┌────────

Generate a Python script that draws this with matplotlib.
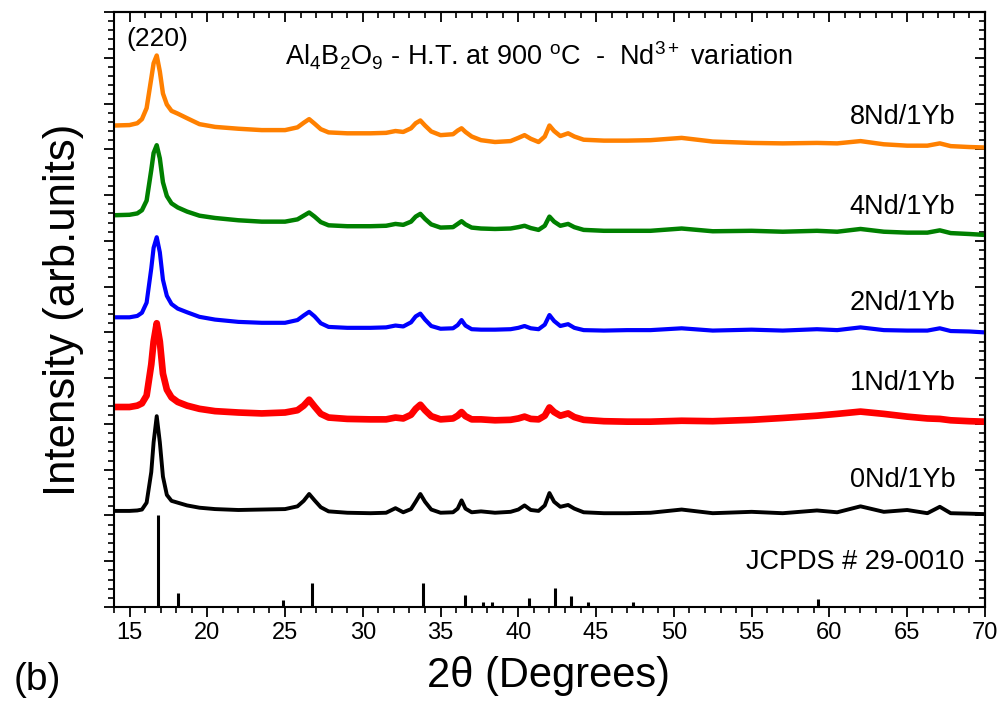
import matplotlib
matplotlib.use("Agg")
import matplotlib.pyplot as plt
from matplotlib.ticker import MultipleLocator

plt.rcParams['font.family'] = ['Liberation Sans', 'DejaVu Sans']
plt.rcParams['mathtext.fontset'] = 'custom'
plt.rcParams['mathtext.rm'] = 'Liberation Sans'
plt.rcParams['mathtext.it'] = 'Liberation Sans:italic'

two_theta = [14, 15, 15.5, 15.8, 16.1, 16.4, 16.55, 16.75, 16.95, 17.15,
             17.4, 17.7, 18.1, 18.7, 19.5, 20.5, 22, 23.5, 25, 25.8,
             26.2, 26.55, 26.9, 27.3, 27.8, 29, 30.5, 31.5, 32.1, 32.6,
             33.1, 33.4, 33.7, 34.0, 34.4, 35, 35.8, 36.1, 36.35, 36.6,
             37.0, 37.6, 38.5, 39.5, 40.0, 40.4, 40.8, 41.3, 41.7, 42.0,
             42.3, 42.7, 43.2, 43.6, 44.2, 45.5, 47, 48.5, 50.5, 52.5,
             55, 57, 59.2, 60.5, 62.0, 63.5, 65, 66.3, 67.1, 67.8,
             69, 70]

# intensities (arb. units) before stacking
i_0nd = [.10, .10, .11, .13, .28, .95, 1.60, 2.17, 1.60, .85,
         .45, .32, .28, .22, .17, .14, .12, .13, .14, .20,
         .32, .47, .33, .18, .09, .06, .05, .06, .16, .07,
         .14, .30, .47, .30, .13, .06, .07, .15, .33, .15,
         .07, .09, .06, .08, .13, .22, .12, .10, .22, .49,
         .30, .19, .23, .15, .07, .05, .05, .06, .13, .05,
         .08, .05, .11, .07, .20, .08, .12, .05, .19, .05,
         .04, .03]
i_1nd = [.37, .37, .40, .45, .62, 1.30, 1.80, 2.20, 1.80, 1.10,
         .75, .58, .48, .40, .33, .28, .25, .23, .25, .30,
         .40, .53, .38, .22, .14, .11, .10, .10, .14, .12,
         .20, .33, .42, .30, .17, .10, .12, .18, .26, .17,
         .10, .10, .08, .09, .12, .16, .11, .10, .18, .36,
         .26, .18, .23, .15, .09, .06, .05, .05, .07, .06,
         .09, .13, .18, .22, .27, .22, .16, .12, .11, .08,
         .06, .05]
i_2nd = [.33, .33, .36, .43, .65, 1.40, 1.85, 2.08, 1.75, 1.15,
         .80, .62, .52, .44, .34, .28, .23, .21, .21, .27,
         .37, .45, .35, .20, .12, .10, .10, .11, .15, .13,
         .22, .35, .41, .28, .14, .08, .09, .16, .27, .15,
         .07, .06, .06, .07, .10, .14, .09, .07, .17, .38,
         .25, .14, .18, .10, .05, .04, .05, .05, .09, .04,
         .06, .04, .07, .05, .11, .05, .04, .04, .09, .03,
         .02, .00]
i_4nd = [.56, .57, .60, .67, .88, 1.55, 1.92, 2.09, 1.80, 1.28,
         .98, .82, .73, .64, .55, .50, .45, .42, .42, .47,
         .55, .62, .53, .41, .34, .32, .32, .33, .37, .35,
         .42, .53, .59, .48, .36, .29, .30, .37, .43, .36,
         .29, .27, .26, .27, .30, .33, .28, .24, .33, .53,
         .42, .33, .37, .30, .24, .22, .22, .22, .27, .21,
         .22, .20, .22, .20, .26, .20, .18, .18, .23, .17,
         .15, .13]
i_8nd = [.52, .53, .57, .66, .90, 1.55, 1.88, 2.05, 1.70, 1.22,
         .98, .84, .78, .68, .55, .49, .45, .42, .42, .48,
         .58, .66, .56, .44, .37, .35, .35, .36, .40, .38,
         .46, .57, .63, .52, .39, .31, .33, .41, .46, .38,
         .28, .20, .16, .18, .25, .31, .23, .16, .28, .52,
         .40, .29, .35, .28, .21, .19, .19, .20, .25, .17,
         .14, .13, .14, .13, .18, .11, .08, .08, .13, .07,
         .05, .04]

# JCPDS 29-0010 reference lines
ref_pos = [16.8, 18.1, 24.9, 26.74, 33.85, 36.6, 37.7, 38.3, 40.7, 42.36, 43.39, 44.48, 47.4, 59.27]
ref_int = [2.0, 0.31, 0.15, 0.52, 0.52, 0.26, 0.11, 0.11, 0.2, 0.41, 0.24, 0.11, 0.11, 0.17]

labels = ['0Nd/1Yb', '1Nd/1Yb', '2Nd/1Yb', '4Nd/1Yb', '8Nd/1Yb']
series = [i_0nd, i_1nd, i_2nd, i_4nd, i_8nd]
colors = ['black', '#ff0000', '#0000ff', '#008000', '#ff8000']
widths = [2.8, 4.8, 3.0, 3.2, 3.2]
offsets = [2, 4, 6, 8, 10]
label_y = [2.77, 4.89, 6.64, 8.73, 10.7]

fig = plt.figure(figsize=(10.04, 7.07), dpi=100)
ax = fig.add_axes([0.1135, 0.1414, 0.8675, 0.8416])

for vals, c, lw, off in zip(series, colors, widths, offsets):
    ax.plot(two_theta, [v + off for v in vals], color=c, lw=lw, solid_joinstyle='round')
ax.vlines(ref_pos, 0, ref_int, color='black', lw=2.2)

for lab, ly in zip(labels, label_y):
    ax.text(68.1, ly, lab, ha='right', va='center', fontsize=19.5)
ax.text(68.7, 0.98, 'JCPDS # 29-0010', ha='right', va='center', fontsize=19.5)
ax.text(16.8, 12.4, '(220)', ha='center', va='center', fontsize=19)
ax.text(41.3, 12.05, r'Al$_4$B$_2$O$_9$ - H.T. at 900 $^{\mathrm{o}}$C  -  Nd$^{3+}$ variation',
        ha='center', va='center', fontsize=19.5)

ax.set_xlim(14, 70)
ax.set_ylim(0, 13)
ax.set_xticks(range(15, 71, 5))
ax.xaxis.set_minor_locator(MultipleLocator(1))
ax.yaxis.set_major_locator(MultipleLocator(1))
ax.yaxis.set_minor_locator(MultipleLocator(0.2))
ax.tick_params(axis='both', which='major', length=7, width=1.3, labelsize=17, pad=4)
ax.tick_params(axis='both', which='minor', length=4, width=1.2)
ax.tick_params(axis='x', which='both', direction='out', top=False)
ax.tick_params(axis='y', which='both', direction='out', right=False, labelleft=False)

# inward ticks on top and right edges
axt = ax.secondary_xaxis('top')
axt.xaxis.set_major_locator(MultipleLocator(5))
axt.xaxis.set_minor_locator(MultipleLocator(1))
axt.tick_params(which='major', direction='in', length=7, width=1.3, labeltop=False)
axt.tick_params(which='minor', direction='in', length=4, width=1.2)
axr = ax.secondary_yaxis('right')
axr.yaxis.set_major_locator(MultipleLocator(1))
axr.yaxis.set_minor_locator(MultipleLocator(0.2))
axr.tick_params(which='major', direction='in', length=7, width=1.3, labelright=False)
axr.tick_params(which='minor', direction='in', length=4, width=1.2)
for s in list(ax.spines.values()) + [axt.spines['top'], axr.spines['right']]:
    s.set_linewidth(1.5)

fig.text(549 / 1004, 1 - 676 / 707, '2θ (Degrees)', fontsize=30, ha='center', va='center')
fig.text(64 / 1004, 1 - 310 / 707, 'Intensity (arb.units)', fontsize=31.5, rotation=90,
         ha='center', va='center')
fig.text(37 / 1004, 1 - 680 / 707, '(b)', fontsize=28, ha='center', va='center')

fig.savefig('out.png', dpi=100)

└────────

Copy nothing but the lines from the first one in the listing through the line with "plt.rcParams['mathtext.it'] = 'Liberation", and omit the pictures.

# Exercise output
Generate a Python script that draws this with matplotlib.
import matplotlib
matplotlib.use("Agg")
import matplotlib.pyplot as plt
from matplotlib.ticker import MultipleLocator

plt.rcParams['font.family'] = ['Liberation Sans', 'DejaVu Sans']
plt.rcParams['mathtext.fontset'] = 'custom'
plt.rcParams['mathtext.rm'] = 'Liberation Sans'
plt.rcParams['mathtext.it'] = 'Liberation Sans:italic'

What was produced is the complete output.